Data lines:
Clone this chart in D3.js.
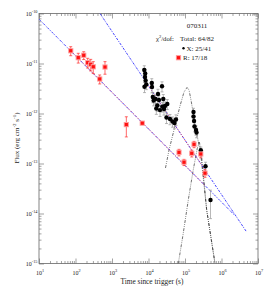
<!DOCTYPE html>
<html>
<head>
<meta charset="utf-8">
<script src="https://cdn.jsdelivr.net/npm/d3@7"></script>
<style>
body { margin: 0; background: #fff; }
svg text { font-family: "Liberation Serif", "DejaVu Serif", serif; fill: #222; }
</style>
</head>
<body>
<div id="chart"></div>
<script>
// X-ray points: time (s), flux (erg cm^-2 s^-1), error
var xrtTime = [7670, 8130, 8020, 8330, 8710, 7770, 12300, 12470, 13120, 13800, 15560, 18200,
  17420, 16370, 19400, 23440, 25410, 20650, 23880, 28310, 32730, 26600, 31120, 38810,
  45470, 51560, 56650, 1.71e5, 1.71e5, 1.77e5, 1.82e5, 2.0e5, 2.07e5, 2.71e5, 3.65e5, 5.0e5];
var xrtFlux = [7.41e-12, 6.31e-12, 5.37e-12, 4.57e-12, 3.80e-12, 3.42e-12, 4.07e-12, 3.39e-12,
  2.14e-12, 1.82e-12, 1.95e-12, 2.45e-12, 1.45e-12, 1.26e-12, 1.86e-12, 3.50e-12, 1.95e-12,
  1.17e-12, 1.37e-12, 1.41e-12, 1.55e-12, 1.23e-12, 8.3e-13, 7.76e-13, 6.92e-13, 6.46e-13,
  7.59e-13, 1.07e-12, 8.71e-13, 7.08e-13, 5.50e-13, 4.68e-13, 4.17e-13, 1.84e-13, 8.8e-14, 1.86e-14];
var xrtErr = [1.6e-12, 1.3e-12, 1.2e-12, 1.0e-12, 0.8e-12, 0.8e-12, 0.9e-12, 0.8e-12, 0.5e-12,
  0.4e-12, 0.4e-12, 0.6e-12, 0.35e-12, 0.3e-12, 0.45e-12, 0.8e-12, 0.45e-12, 0.3e-12, 0.3e-12,
  0.3e-12, 0.35e-12, 0.3e-12, 2.0e-13, 1.8e-13, 1.6e-13, 1.5e-13, 1.8e-13, 2.0e-13, 1.8e-13,
  1.5e-13, 1.2e-13, 1.0e-13, 0.9e-13, 0.3e-13, 1.8e-14, 1.07e-14];

// R band points
var rTime = [74, 119, 168, 216, 261, 307, 460, 643, 2470, 6760, 6.85e4, 9.4e4, 1.53e5, 1.77e5, 2.7e5, 3.53e5];
var rFlux = [1.80e-11, 1.31e-11, 1.46e-11, 1.04e-11, 9.6e-12, 8.6e-12, 4.9e-12, 8.5e-12,
  6.0e-13, 6.4e-13, 1.67e-13, 1.06e-13, 1.60e-13, 2.42e-13, 1.55e-13, 6.4e-14];
var rErr = [3.7e-12, 2.9e-12, 2.6e-12, 2.3e-12, 2.5e-12, 2.3e-12, 1.0e-12, 2.4e-12,
  2.6e-13, 0.4e-13, 0.25e-13, 0.15e-13, 0.25e-13, 0.35e-13, 0.25e-13, 1.1e-14];

// power-law components (end points)
var pl1Time = [10, 2.3e6];
var pl1Flux = [7.7e-11, 9.2e-15];
var pl2Time = [469, 4.7e6];
var pl2Flux = [1e-10, 4.45e-15];

// flare components
var flare1Time = [2.92e4, 3.65e4, 4.41e4, 5.66e4, 7.29e4, 9.4e4, 1.135e5, 1.29e5, 1.46e5,
  1.66e5, 1.94e5, 2.27e5, 2.66e5, 3.93e5, 6.64e5];
var flare1Flux = [8.13e-14, 1.86e-13, 3.24e-13, 6.76e-13, 1.41e-12, 2.69e-12, 3.31e-12, 2.95e-12,
  1.86e-12, 1.07e-12, 5.62e-13, 2.95e-13, 1.70e-13, 1.17e-14, 1e-15];
var flare2Time = [6.55e4, 8.81e4, 1.23e5, 1.66e5, 2.17e5, 2.47e5, 2.74e5, 3.93e5, 6.64e5];
var flare2Flux = [1e-15, 3.72e-15, 1.86e-14, 7.08e-14, 2.01e-13, 2.69e-13, 1.86e-13, 1.17e-14, 1e-15];

var xMajor = [1e1, 1e2, 1e3, 1e4, 1e5, 1e6, 1e7];
var yMajor = [1e-10, 1e-11, 1e-12, 1e-13, 1e-14, 1e-15];

var W = 270, H = 291;
var pl = 39, pr = 258, pt = 13.5, pb = 263.5;

var x = d3.scaleLog().domain([10, 1e7]).range([pl, pr]);
var y = d3.scaleLog().domain([1e-10, 1e-15]).range([pt, pb]);

var svg = d3.select("#chart").append("svg")
  .attr("width", W)
  .attr("height", H);

// minor ticks 2..9 in each decade
function minors(majors) {
  var out = [];
  majors.forEach(function (m) {
    if (m === d3.max(majors)) return;
    for (var k = 2; k <= 9; k++) out.push(m * k);
  });
  return out;
}
var xMinor = minors(xMajor);
var yMinor = minors(yMajor);

function ticks(axis, tx, ty, vals, size) {
  svg.append("g")
    .attr("transform", "translate(" + tx + "," + ty + ")")
    .call(axis.tickValues(vals).tickSize(size).tickFormat(""))
    .call(function (g) { g.select(".domain").remove(); })
    .selectAll("line")
    .attr("stroke", "#666")
    .attr("stroke-width", 0.6);
}
ticks(d3.axisBottom(x), 0, pb, xMajor, -5);
ticks(d3.axisBottom(x), 0, pb, xMinor, -2.5);
ticks(d3.axisTop(x), 0, pt, xMajor, -5);
ticks(d3.axisTop(x), 0, pt, xMinor, -2.5);
ticks(d3.axisLeft(y), pl, 0, yMajor, -5);
ticks(d3.axisLeft(y), pl, 0, yMinor, -2.5);
ticks(d3.axisRight(y), pr, 0, yMajor, -5);
ticks(d3.axisRight(y), pr, 0, yMinor, -2.5);

svg.append("rect")
  .attr("x", pl).attr("y", pt)
  .attr("width", pr - pl).attr("height", pb - pt)
  .attr("fill", "none").attr("stroke", "#666").attr("stroke-width", 0.8);

// tick labels
xMajor.forEach(function (v) {
  var t = svg.append("text")
    .attr("x", x(v) + 1).attr("y", 275)
    .attr("text-anchor", "middle").attr("font-size", 6);
  t.append("tspan").text("10");
  t.append("tspan").attr("dy", -2.6).attr("font-size", 4.3).text(Math.round(Math.log10(v)));
});
yMajor.forEach(function (v) {
  var t = svg.append("text")
    .attr("x", 37.5).attr("y", y(v) + 2)
    .attr("text-anchor", "end").attr("font-size", 6);
  t.append("tspan").text("10");
  t.append("tspan").attr("dy", -2.6).attr("font-size", 4.3).text(Math.round(Math.log10(v)));
});

// axis titles
svg.append("text")
  .attr("x", 152).attr("y", 283.5)
  .attr("text-anchor", "middle").attr("font-size", 7.3)
  .text("Time since trigger (s)");

var yt = svg.append("text")
  .attr("transform", "translate(18.5,138) rotate(-90)")
  .attr("text-anchor", "middle").attr("font-size", 7);
yt.append("tspan").text("Flux (erg  cm");
yt.append("tspan").attr("dy", -2.5).attr("font-size", 5).text("-2");
yt.append("tspan").attr("dy", 2.5).text(" s");
yt.append("tspan").attr("dy", -2.5).attr("font-size", 5).text("-1");
yt.append("tspan").attr("dy", 2.5).text(")");

// plot area
svg.append("clipPath").attr("id", "plot")
  .append("rect").attr("x", pl).attr("y", pt)
  .attr("width", pr - pl).attr("height", pb - pt);

var g = svg.append("g").attr("clip-path", "url(#plot)");

var line = d3.line()
  .x(function (d) { return x(d[0]); })
  .y(function (d) { return y(d[1]); });

function drawCurve(ts, fs, color, dash, w, clip) {
  g.append("path")
    .datum(d3.zip(ts, fs))
    .attr("d", line)
    .attr("fill", "none")
    .attr("stroke", color)
    .attr("stroke-width", w)
    .attr("stroke-dasharray", dash)
    .attr("clip-path", clip || null);
}

// clip ranges for the red overlays
var rSpan = d3.extent(rTime);
svg.append("clipPath").attr("id", "rspan1")
  .append("rect").attr("x", x(rSpan[0])).attr("y", pt)
  .attr("width", x(rSpan[1]) - x(rSpan[0])).attr("height", pb - pt);
svg.append("clipPath").attr("id", "rspan2")
  .append("rect").attr("x", x(d3.min(xrtTime))).attr("y", pt)
  .attr("width", x(rSpan[1]) - x(d3.min(xrtTime))).attr("height", pb - pt);

drawCurve(flare1Time, flare1Flux, "#333", "3,1.2,0.8,1.2,0.8,1.2", 0.7);
drawCurve(flare2Time, flare2Flux, "#333", "3,1.2,0.8,1.2,0.8,1.2", 0.7);
drawCurve(pl1Time, pl1Flux, "#3030ff", "2.5,1.2,1,1.2", 0.9);
drawCurve(pl2Time, pl2Flux, "#3030ff", "2.5,1.2,1,1.2", 0.9);
drawCurve(pl1Time, pl1Flux, "#ff3030", "1,1.5", 0.7, "url(#rspan1)");
drawCurve(pl2Time, pl2Flux, "#ff3030", "1,1.5", 0.7, "url(#rspan2)");

// error bars
function errBars(ts, fs, es, color) {
  var d = d3.zip(ts, fs, es);
  var eb = g.append("g").attr("stroke", color).attr("stroke-width", 0.7);
  eb.selectAll("line.v").data(d).enter().append("line")
    .attr("x1", function (p) { return x(p[0]); })
    .attr("x2", function (p) { return x(p[0]); })
    .attr("y1", function (p) { return y(p[1] + p[2]); })
    .attr("y2", function (p) { return y(Math.max(p[1] - p[2], 1e-16)); });
  [1, -1].forEach(function (s) {
    eb.selectAll("line.c" + s).data(d).enter().append("line")
      .attr("x1", function (p) { return x(p[0]) - 1.5; })
      .attr("x2", function (p) { return x(p[0]) + 1.5; })
      .attr("y1", function (p) { return y(p[1] + s * p[2]); })
      .attr("y2", function (p) { return y(p[1] + s * p[2]); });
  });
}
errBars(xrtTime, xrtFlux, xrtErr, "#9a9a9a");
errBars(rTime, rFlux, rErr, "#ff2a2a");

g.selectAll("circle.x").data(d3.zip(xrtTime, xrtFlux)).enter().append("circle")
  .attr("cx", function (d) { return x(d[0]); })
  .attr("cy", function (d) { return y(d[1]); })
  .attr("r", 2.2)
  .attr("fill", "#000");

function rMarker(sel) {
  sel.append("rect").attr("x", -2.6).attr("y", -2.6).attr("width", 5.2).attr("height", 5.2)
    .attr("fill", "#ff9a9a");
  sel.append("rect").attr("x", -1.6).attr("y", -1.6).attr("width", 3.2).attr("height", 3.2)
    .attr("fill", "#ff1010");
}
g.selectAll("g.r").data(d3.zip(rTime, rFlux)).enter().append("g")
  .attr("transform", function (d) { return "translate(" + x(d[0]) + "," + y(d[1]) + ")"; })
  .call(rMarker);

// legend
svg.append("text").attr("x", 197).attr("y", 27.5)
  .attr("text-anchor", "middle").attr("font-size", 7).text("070311");
var chi = svg.append("text").attr("x", 156).attr("y", 40.5).attr("font-size", 6.7);
chi.append("tspan").text("\u03c7");
chi.append("tspan").attr("dy", -2.5).attr("font-size", 4.6).text("2");
chi.append("tspan").attr("dy", 2.5).text("/dof:");
svg.append("text").attr("x", 180).attr("y", 40.5).attr("font-size", 7).text("Total: 64/82");
svg.append("circle").attr("cx", 183.5).attr("cy", 48.3).attr("r", 1.2).attr("fill", "#000");
svg.append("text").attr("x", 186.5).attr("y", 50.5).attr("font-size", 7).text("X: 25/41");
svg.append("g").attr("transform", "translate(178.5,57.7)").call(rMarker);
svg.append("text").attr("x", 183).attr("y", 60).attr("font-size", 7).text("R: 17/18");
</script>
</body>
</html>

Instruction: Lines containing the string "chart" are to be selected and copied.

Written solution:
Clone this chart in D3.js.
<div id="chart"></div>
var svg = d3.select("#chart").append("svg")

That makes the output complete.